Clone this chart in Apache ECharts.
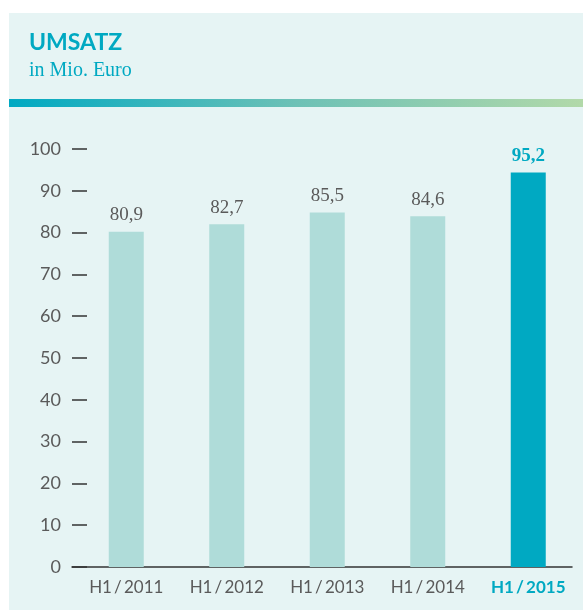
<!DOCTYPE html>
<html>
<head>
<meta charset="utf-8">
<script src="https://cdn.jsdelivr.net/npm/echarts@6/dist/echarts.min.js"></script>
<style>
  html, body { margin: 0; padding: 0; background: #fff; }
  #umsatzChart { width: 583px; height: 610px; }
</style>
</head>
<body>
<div id="umsatzChart"></div>
<script>
const categories = ["H1/2011", "H1/2012", "H1/2013", "H1/2014", "H1/2015"];
const values = [80.9, 82.7, 85.5, 84.6, 95.2];
const yTicks = [0, 10, 20, 30, 40, 50, 60, 70, 80, 90, 100];
const highlightIndex = 4;

const teal = "#00a9c2";
const pale = "#afdcd9";
const grey = "#5a5a5a";

let myChart = echarts.init(document.getElementById("umsatzChart"));

const barData = values.map(function (v, i) {
  if (i !== highlightIndex) return v;
  return {
    value: v,
    itemStyle: { color: teal },
    label: { color: teal, fontWeight: "bold" },
  };
});

let option = {
  animation: false,
  backgroundColor: "#fff",
  graphic: [
    {
      type: "rect",
      left: 9,
      top: 13,
      shape: { width: 574, height: 597 },
      style: { fill: "#e6f4f4" },
      z: -10,
    },
    {
      type: "rect",
      left: 9,
      top: 99,
      shape: { width: 574, height: 8 },
      style: {
        fill: new echarts.graphic.LinearGradient(0, 0, 1, 0, [
          { offset: 0, color: "#00a9c2" },
          { offset: 0.5, color: "#6dc1b6" },
          { offset: 1, color: "#b2d9a9" },
        ]),
      },
      z: -5,
    },
  ],
  title: [
    {
      text: "UMSATZ",
      left: 29,
      top: 31,
      padding: 0,
      textStyle: {
        fontFamily: "Lato",
        fontWeight: "bold",
        fontSize: 23,
        color: teal,
      },
    },
    {
      text: "in Mio. Euro",
      left: 29,
      top: 61,
      padding: 0,
      textStyle: {
        fontFamily: "Liberation Serif",
        fontWeight: "normal",
        fontSize: 20,
        color: teal,
      },
    },
  ],
  grid: [
    // axis grid: y ticks and the baseline
    { left: 72, right: 11, top: 149, bottom: 43 },
    // bars
    { left: 76, right: 4.5, top: 152.5, bottom: 43 },
  ],
  xAxis: [
    {
      gridIndex: 0,
      type: "category",
      data: categories,
      axisLine: { show: true, lineStyle: { color: "#333", width: 1.5 } },
      axisTick: { show: false },
      axisLabel: { show: false },
    },
    {
      gridIndex: 1,
      type: "category",
      data: categories,
      axisLine: { show: false },
      axisTick: { show: false },
      axisLabel: {
        interval: 0,
        margin: 12,
        fontFamily: "Lato",
        fontSize: 17,
        color: grey,
        formatter: function (val, idx) {
          const s = val.replace("/", "\u2009/\u2009");
          return idx === highlightIndex ? "{hl|" + s + "}" : s;
        },
        rich: {
          hl: { color: teal, fontWeight: "bold", fontFamily: "Lato", fontSize: 17 },
        },
      },
    },
  ],
  yAxis: [
    {
      gridIndex: 0,
      type: "value",
      min: yTicks[0],
      max: yTicks[yTicks.length - 1],
      interval: 10,
      axisLine: { show: false },
      axisTick: {
        show: true,
        inside: true,
        length: 15,
        lineStyle: { color: "#333", width: 1.5 },
      },
      axisLabel: {
        margin: 11,
        fontFamily: "Lato",
        fontSize: 18,
        color: grey,
      },
      splitLine: { show: false },
    },
    {
      gridIndex: 1,
      type: "value",
      min: 0,
      max: 100,
      show: false,
      splitLine: { show: false },
    },
  ],
  series: [
    {
      name: "Umsatz",
      type: "bar",
      xAxisIndex: 1,
      yAxisIndex: 1,
      barWidth: 35,
      itemStyle: { color: pale },
      label: {
        show: true,
        position: "top",
        distance: 7,
        fontFamily: "Liberation Serif",
        fontSize: 19,
        color: grey,
        formatter: function (p) {
          return String(p.value).replace(".", ",");
        },
      },
      data: barData,
      z: 1,
    },
  ],
};

myChart.setOption(option);
</script>
</body>
</html>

SHORT PROBLEM:
Reproduce the material above in full and without alteration, but skip all pictures.

EXERCISE ANSWER:
Clone this chart in Apache ECharts.
<!DOCTYPE html>
<html>
<head>
<meta charset="utf-8">
<script src="https://cdn.jsdelivr.net/npm/echarts@6/dist/echarts.min.js"></script>
<style>
  html, body { margin: 0; padding: 0; background: #fff; }
  #umsatzChart { width: 583px; height: 610px; }
</style>
</head>
<body>
<div id="umsatzChart"></div>
<script>
const categories = ["H1/2011", "H1/2012", "H1/2013", "H1/2014", "H1/2015"];
const values = [80.9, 82.7, 85.5, 84.6, 95.2];
const yTicks = [0, 10, 20, 30, 40, 50, 60, 70, 80, 90, 100];
const highlightIndex = 4;

const teal = "#00a9c2";
const pale = "#afdcd9";
const grey = "#5a5a5a";

let myChart = echarts.init(document.getElementById("umsatzChart"));

const barData = values.map(function (v, i) {
  if (i !== highlightIndex) return v;
  return {
    value: v,
    itemStyle: { color: teal },
    label: { color: teal, fontWeight: "bold" },
  };
});

let option = {
  animation: false,
  backgroundColor: "#fff",
  graphic: [
    {
      type: "rect",
      left: 9,
      top: 13,
      shape: { width: 574, height: 597 },
      style: { fill: "#e6f4f4" },
      z: -10,
    },
    {
      type: "rect",
      left: 9,
      top: 99,
      shape: { width: 574, height: 8 },
      style: {
        fill: new echarts.graphic.LinearGradient(0, 0, 1, 0, [
          { offset: 0, color: "#00a9c2" },
          { offset: 0.5, color: "#6dc1b6" },
          { offset: 1, color: "#b2d9a9" },
        ]),
      },
      z: -5,
    },
  ],
  title: [
    {
      text: "UMSATZ",
      left: 29,
      top: 31,
      padding: 0,
      textStyle: {
        fontFamily: "Lato",
        fontWeight: "bold",
        fontSize: 23,
        color: teal,
      },
    },
    {
      text: "in Mio. Euro",
      left: 29,
      top: 61,
      padding: 0,
      textStyle: {
        fontFamily: "Liberation Serif",
        fontWeight: "normal",
        fontSize: 20,
        color: teal,
      },
    },
  ],
  grid: [
    // axis grid: y ticks and the baseline
    { left: 72, right: 11, top: 149, bottom: 43 },
    // bars
    { left: 76, right: 4.5, top: 152.5, bottom: 43 },
  ],
  xAxis: [
    {
      gridIndex: 0,
      type: "category",
      data: categories,
      axisLine: { show: true, lineStyle: { color: "#333", width: 1.5 } },
      axisTick: { show: false },
      axisLabel: { show: false },
    },
    {
      gridIndex: 1,
      type: "category",
      data: categories,
      axisLine: { show: false },
      axisTick: { show: false },
      axisLabel: {
        interval: 0,
        margin: 12,
        fontFamily: "Lato",
        fontSize: 17,
        color: grey,
        formatter: function (val, idx) {
          const s = val.replace("/", "\u2009/\u2009");
          return idx === highlightIndex ? "{hl|" + s + "}" : s;
        },
        rich: {
          hl: { color: teal, fontWeight: "bold", fontFamily: "Lato", fontSize: 17 },
        },
      },
    },
  ],
  yAxis: [
    {
      gridIndex: 0,
      type: "value",
      min: yTicks[0],
      max: yTicks[yTicks.length - 1],
      interval: 10,
      axisLine: { show: false },
      axisTick: {
        show: true,
        inside: true,
        length: 15,
        lineStyle: { color: "#333", width: 1.5 },
      },
      axisLabel: {
        margin: 11,
        fontFamily: "Lato",
        fontSize: 18,
        color: grey,
      },
      splitLine: { show: false },
    },
    {
      gridIndex: 1,
      type: "value",
      min: 0,
      max: 100,
      show: false,
      splitLine: { show: false },
    },
  ],
  series: [
    {
      name: "Umsatz",
      type: "bar",
      xAxisIndex: 1,
      yAxisIndex: 1,
      barWidth: 35,
      itemStyle: { color: pale },
      label: {
        show: true,
        position: "top",
        distance: 7,
        fontFamily: "Liberation Serif",
        fontSize: 19,
        color: grey,
        formatter: function (p) {
          return String(p.value).replace(".", ",");
        },
      },
      data: barData,
      z: 1,
    },
  ],
};

myChart.setOption(option);
</script>
</body>
</html>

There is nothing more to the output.